The system functions as follows (City Council Website):

  1. The City Council gives part of the subsidies, grants and wages in Gramas (through the digital payments system)
  2. NGOS (receiving grants), workers (receiving salaries) and businesses (public projects) will use the local currency in registered shops and businesses
  3. Registered shops and businesses will use the local currency at other registered shops, both as businesses and as individuals
  4. This way, the money circulates more times and for longer within the city, creating wealth

Example:

The City Council pays € 20,000,000 a year in net wages to workers.

If 2% of this expense is paid in Gramas, that would mean a total of € 400,000 in income for local commerce (if the % were larger…).

If the Gramas circulate 2 times more than the Euro, that’s € 800,000 for local commerce… There are projects where the Local Currency circulates up to 6 times more than the Euro.

For the awarding of subsidies, the City Council has defined the following criteria:

  • The sale of ecological, local, fair trade products and services.
  • The purchase in Santa Coloma de Gramenet of products and services for the development of the activity of the company or entity.
  • Cooperativism and the provision of products or services of cooperatives and/or entities of the social and solidarity economy.
  • Be associated with local or social entities and financial support to local or social entities.
  • The supply of green (renewable) energy, low consumption, recycling, reuse and actions to reduce the impact on the environment in general.

Currently, the city has a social commerce network of 800 members, of which 400 are businesses, cooperatives and companies, 150 are associations and entities, and 250 are individuals.

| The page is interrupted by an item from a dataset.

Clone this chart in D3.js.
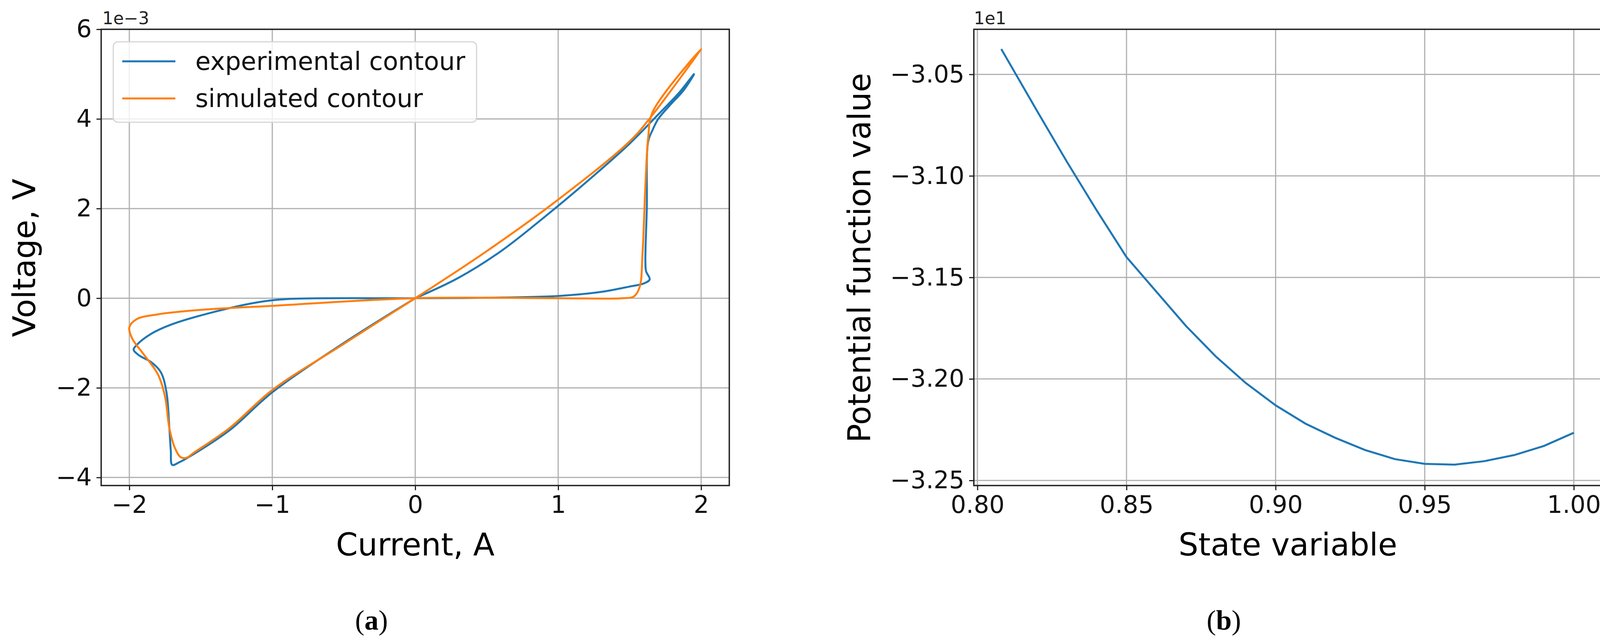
<!DOCTYPE html>
<html>
<head>
<meta charset="utf-8">
<script src="https://cdn.jsdelivr.net/npm/d3@7"></script>
<style>
  body { margin: 0; background: #fff; }
  text { font-family: "DejaVu Sans", sans-serif; }
</style>
</head>
<body>
<div id="container"></div>
<script>
/* DATA */
// (a) hysteresis loops, current A vs voltage (x1e-3 V)
const expCurrent = [0, 0.3, 0.6, 0.9, 1.2, 1.5, 1.7, 1.85, 1.95, 1.88, 1.78, 1.7, 1.66, 1.63, 1.62, 1.61, 1.615, 1.64, 1.6, 1.5, 1.3, 1.0, 0.5, 0,
  -0.9, -1.1, -1.4, -1.7, -1.85, -1.95, -1.97, -1.93, -1.85, -1.78, -1.74, -1.72, -1.71, -1.7, -1.65, -1.55, -1.3, -1.0, -0.5, 0];
const expVoltage = [0, 0.45, 1.05, 1.8, 2.6, 3.45, 4.1, 4.6, 5.0, 4.65, 4.3, 4.0, 3.75, 3.5, 2.0, 0.8, 0.6, 0.42, 0.33, 0.26, 0.14, 0.05, 0.01, 0,
  -0.02, -0.09, -0.3, -0.58, -0.8, -1.05, -1.15, -1.28, -1.42, -1.65, -2.1, -2.9, -3.4, -3.72, -3.66, -3.48, -2.95, -2.1, -1.0, 0];
const simCurrent = [0, 0.5, 1.0, 1.5, 1.65, 2.0, 1.66, 1.63, 1.61, 1.59, 1.57, 1.53, 1.45, 1.0, 0,
  -1.0, -1.5, -1.8, -1.95, -2.0, -1.98, -1.9, -1.8, -1.75, -1.72, -1.68, -1.64, -1.6, -1.55, -1.3, -1.0, -0.5, 0];
const simVoltage = [0, 1.05, 2.2, 3.5, 4.05, 5.56, 4.15, 3.6, 2.5, 1.0, 0.25, 0.04, 0.0, 0.0, 0,
  -0.17, -0.26, -0.36, -0.47, -0.65, -0.9, -1.25, -1.7, -2.2, -2.9, -3.35, -3.55, -3.56, -3.45, -2.9, -2.05, -1.02, 0];
const xTicksA = [-2, -1, 0, 1, 2];
const yTicksA = [-4, -2, 0, 2, 4, 6];
const legendLabels = ["experimental contour", "simulated contour"];

// (b) potential function (x1e1)
const stateVar = [0.808, 0.82, 0.83, 0.84, 0.85, 0.86, 0.87, 0.88, 0.89, 0.90, 0.91, 0.92, 0.93, 0.94, 0.95, 0.96, 0.97, 0.98, 0.99, 1.00];
const potential = [-3.0375, -3.068, -3.093, -3.117, -3.140, -3.157, -3.174, -3.189, -3.202, -3.213, -3.222, -3.229, -3.235, -3.2395, -3.2418, -3.2422, -3.2405, -3.2375, -3.233, -3.2265];
const xTicksB = [0.80, 0.85, 0.90, 0.95, 1.00];
const yTicksB = [-3.25, -3.20, -3.15, -3.10, -3.05];

const blue = "#1f77b4", orange = "#ff7f0e";
const svg = d3.select("#container").append("svg").attr("width", 4128).attr("height", 1641);

function panel(box, xDom, yDom, xTicks, yTicks, xFmt, yFmt) {
  const x = d3.scaleLinear().domain(xDom).range([box.l, box.r]);
  const y = d3.scaleLinear().domain(yDom).range([box.b, box.t]);
  const g = svg.append("g");
  // grid
  g.selectAll(".gx").data(xTicks).join("line")
    .attr("x1", d => x(d)).attr("x2", d => x(d)).attr("y1", box.t).attr("y2", box.b)
    .attr("stroke", "#b0b0b0").attr("stroke-width", 3);
  g.selectAll(".gy").data(yTicks).join("line")
    .attr("y1", d => y(d)).attr("y2", d => y(d)).attr("x1", box.l).attr("x2", box.r)
    .attr("stroke", "#b0b0b0").attr("stroke-width", 3);
  const ax = g.append("g").attr("transform", `translate(0,${box.b})`)
    .call(d3.axisBottom(x).tickValues(xTicks).tickFormat(xFmt).tickSize(12).tickPadding(14).tickSizeOuter(0));
  const ay = g.append("g").attr("transform", `translate(${box.l},0)`)
    .call(d3.axisLeft(y).tickValues(yTicks).tickFormat(yFmt).tickSize(12).tickPadding(12).tickSizeOuter(0));
  [ax, ay].forEach(a => {
    a.select(".domain").remove();
    a.selectAll("line").attr("stroke", "#222").attr("stroke-width", 3);
    a.selectAll("text").attr("font-size", 62).attr("fill", "#111").style("font-family", "DejaVu Sans");
  });
  g.append("rect").attr("x", box.l).attr("y", box.t).attr("width", box.r - box.l).attr("height", box.b - box.t)
    .attr("fill", "none").attr("stroke", "#222").attr("stroke-width", 3.5);
  return { x, y, g };
}

const minus = s => s.replace("-", "\u2212");

/* (a) */
const A = panel({ l: 259, r: 1867, t: 75, b: 1243 }, [-2.197, 2.197], [-4.18, 6.0],
  xTicksA, yTicksA, d => minus(String(d)), d => minus(String(d)));
const lineA = d3.line().x(d => A.x(d[0])).y(d => A.y(d[1])).curve(d3.curveCatmullRom.alpha(0.5));
A.g.append("path").datum(d3.zip(expCurrent, expVoltage)).attr("d", lineA)
  .attr("fill", "none").attr("stroke", blue).attr("stroke-width", 5);
A.g.append("path").datum(d3.zip(simCurrent, simVoltage)).attr("d", lineA)
  .attr("fill", "none").attr("stroke", orange).attr("stroke-width", 5);
svg.append("text").attr("x", 262).attr("y", 62).attr("font-size", 44).attr("fill", "#222").text("1e\u22123");

// legend
const lg = svg.append("g");
lg.append("rect").attr("x", 290).attr("y", 107).attr("width", 930).attr("height", 206).attr("rx", 12)
  .attr("fill", "rgba(255,255,255,0.8)").attr("stroke", "#d6d6d6").attr("stroke-width", 3);
legendLabels.forEach((t, i) => {
  const yy = 157 + i * 95;
  lg.append("line").attr("x1", 313).attr("x2", 449).attr("y1", yy).attr("y2", yy)
    .attr("stroke", i ? orange : blue).attr("stroke-width", 5);
  lg.append("text").attr("x", 500).attr("y", yy + 22).attr("font-size", 64).attr("fill", "#111").text(t);
});

svg.append("text").attr("x", 1063).attr("y", 1422).attr("text-anchor", "middle").attr("font-size", 80).text("Current, A");
svg.append("text").attr("transform", "translate(90,660) rotate(-90)").attr("text-anchor", "middle").attr("font-size", 80).text("Voltage, V");

/* (b) */
const B = panel({ l: 2493, r: 4103, t: 75, b: 1243 }, [0.7988, 1.0097], [-3.2525, -3.0278],
  xTicksB, yTicksB, d3.format(".2f"), d => minus(d3.format(".2f")(d)));
B.g.append("path").datum(d3.zip(stateVar, potential))
  .attr("d", d3.line().x(d => B.x(d[0])).y(d => B.y(d[1])))
  .attr("fill", "none").attr("stroke", blue).attr("stroke-width", 5);
svg.append("text").attr("x", 2493).attr("y", 62).attr("font-size", 44).attr("fill", "#222").text("1e1");
svg.append("text").attr("x", 3297).attr("y", 1422).attr("text-anchor", "middle").attr("font-size", 80).text("State variable");
svg.append("text").attr("transform", "translate(2228,660) rotate(-90)").attr("text-anchor", "middle").attr("font-size", 80).text("Potential function value");

/* captions */
[["a", 951], ["b", 3133]].forEach(([c, cx]) => {
  const t = svg.append("text").attr("x", cx).attr("y", 1612).attr("text-anchor", "middle")
    .attr("font-size", 72).style("font-family", "Liberation Serif, serif");
  t.append("tspan").text("(");
  t.append("tspan").attr("font-weight", "bold").text(c);
  t.append("tspan").text(")");
});
</script>
</body>
</html>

In the last semester of 2019, the number of members of businesses, cooperatives and companies grew by more than 25%.

Map of businesses accepting gramas

Case study: Brixton Pound (United Kingdom)

The Brixton Pound is a community currency operating In South London, UK. Although primarily designed to support local SMEs, the Brixton Pound also seeks to increase the sense of community cohesion and draw on the area’s history of social activism. Valued one-to-one against pound sterling, the Brixton Pound can only be spent with local SMEs and thereby aims to retain wealth within the community. Many participating businesses offer discounts to those paying in Brixton Pounds–in effect offering a loyalty scheme that both demonstrates their commitment to the local economy and increases custom. In the long term, increased links between Brixton-based SMEs themselves localise as far as possible supply and production chains to create a more sustainable and resilient economy for the area.

B£10 features David Bowie, English musician, actor,
record producer and arranger who was born in Brixton

The Brixton Pound has demonstrated commitment to supporting independent businesses through vocal opposition to plans that would see many well-known local establishments evicted from one of Brixton’s famous high streets: Atlantic Road. The high profile of the Brixton Pound helped the campaign gain media attention and draw 13,000 signatures on a petition protesting the evictions (the campaign was ongoing at the time of writing). This demonstrates how currency initiatives can situate themselves within wider communal, social and political life and the benefits they can bring to an area beyond monetary value.